La crítica no es sobre el arte y la forma de producirlo, solamente, es sin dudas sobre la forma de dominación y de control ideológico que representa dicha industria cultural, representada por un conjunto vasto de instituciones, prácticas y políticas de agenda global instituidas en casi todo el mundo cuyos fines son el deterioro permanente de la reflexión crítica y de la menor animosidad de emancipación que pueda llegar a surgir, a la cual sin duda alguna se la tildará inmediatamente de “conserva” o “contestataria”, “anticuada” o “violenta”. Y si, intentar ser libres mediante el pensamiento, hoy y siempre, fue un acto revolucionario.

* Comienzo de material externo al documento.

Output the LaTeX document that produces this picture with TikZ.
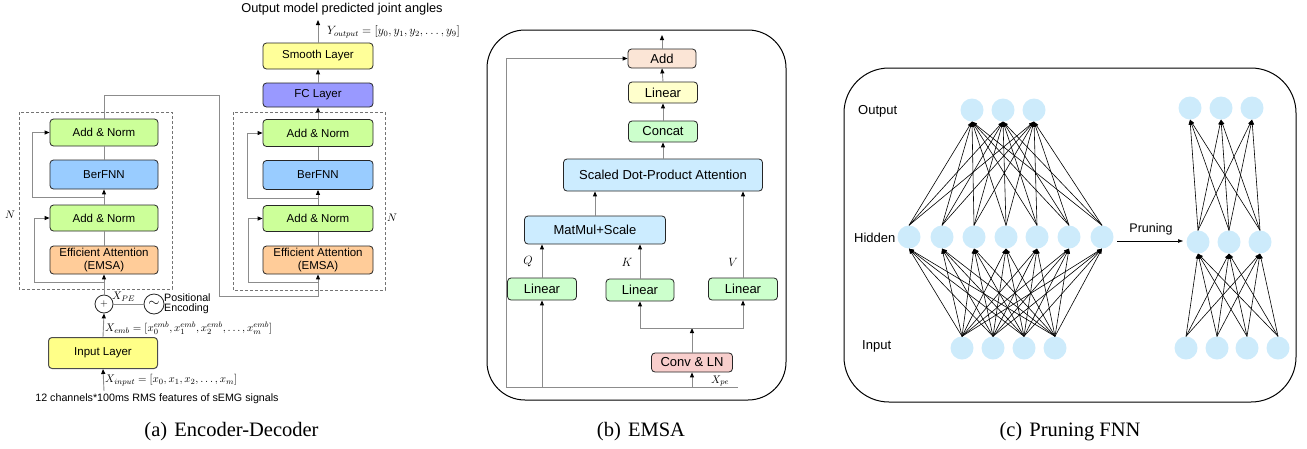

Como podemos apreciar, lograda la conformidad y la manipulación de las experiencias culturales por parte de fuerzas de poder de dominio mediante la sujeción garantizada, poco podemos esperar de sistemas educativos que a duras penas logran que la juventud termine el bachillerato sabiendo leer, escribir, interpretar y producir conocimiento al mismo tiempo que puedan argumentar racionalmente su adhesión o ruptura con lo establecido. Esto no es casual, es intencional y créanme amigos, ya se nota, se nota mucho.